Tale of the tape: ONE Championship draws investors
The popularity of Mixed Martial Arts in Asia has attracted plenty of money into a sport that shows every sign of just getting bigger
December 15, 2016 6:35 PM (UTC+8)
ONE Championship has grown in leaps and bounds since its humble start in Singapore on July 11, 2011, with the backing of multimillionaire entrepreneur Chatri Sityodtong and former ESPN Star Sports senior executive Victor Cui.
Its first event was in September 2011; this year it hosted about 36 events, and is aiming for 48 in the next, according to the group’s website. ONE says it now has a global broadcast reach of more that 1 billion homes across 118 countries.

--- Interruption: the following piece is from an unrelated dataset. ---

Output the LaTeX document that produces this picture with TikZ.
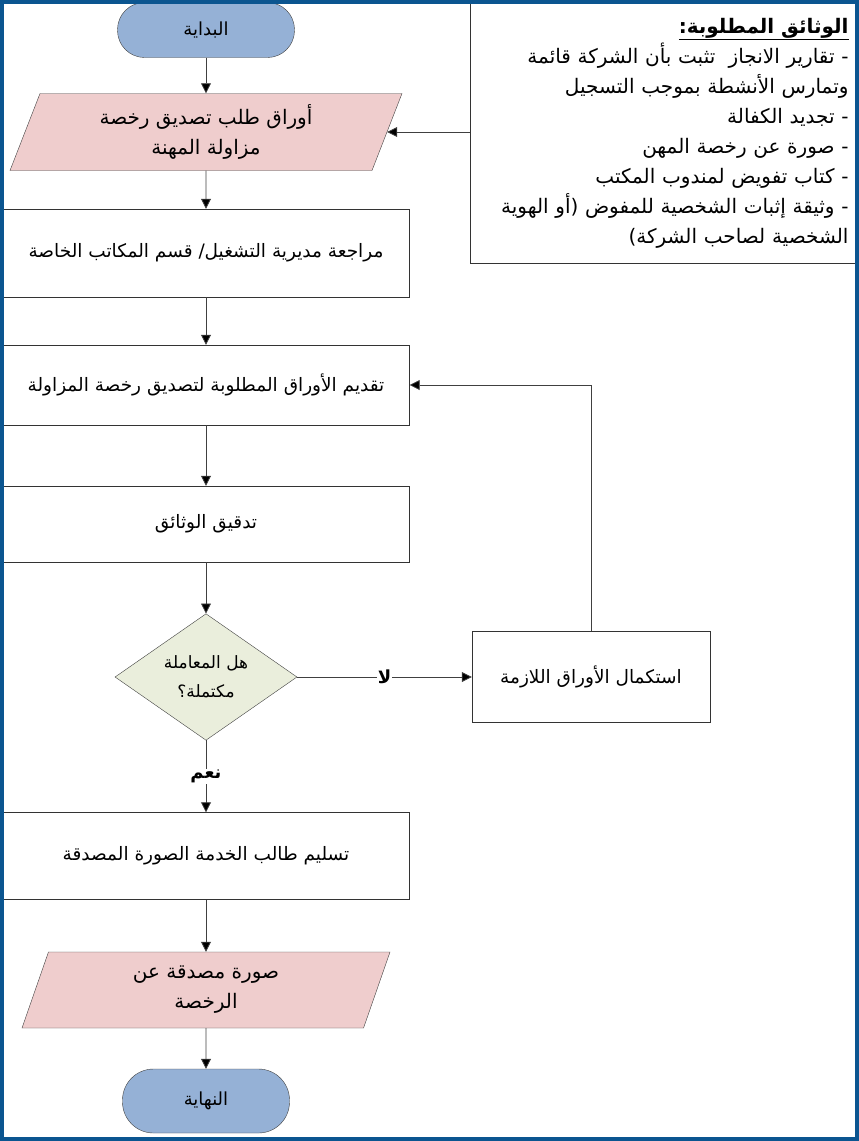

Chief Executive Cui is moving from Singapore to Shanghai to oversee expansion into China, a market with the potential to reach US$724 billion by 2025.
In 2014, Philippines boxing star and senator Manny Pacquiao bought a minority stake in ONE FC, hoping in future to train a Filipino star in the sport. The 37-year-old also recently opened a gym in Tokyo, adding to his branches around Asia, all of which offer MMA facilities.
But ONE Championship is not the only market player. WME-IMG bought America’s Ultimate Fight Championship in July this year in a US$4 billion deal. UFC also has ambitions to tap the Asian market and China in particular.
Rising to the challenge, ONE’s founder and chairman Chatri announced a move he hailed as a game changer for Asian MMA — an undisclosed eight-figure investment from Heliconia Capital Management, a unit of Singapore’s government-controlled Temasek investment fund.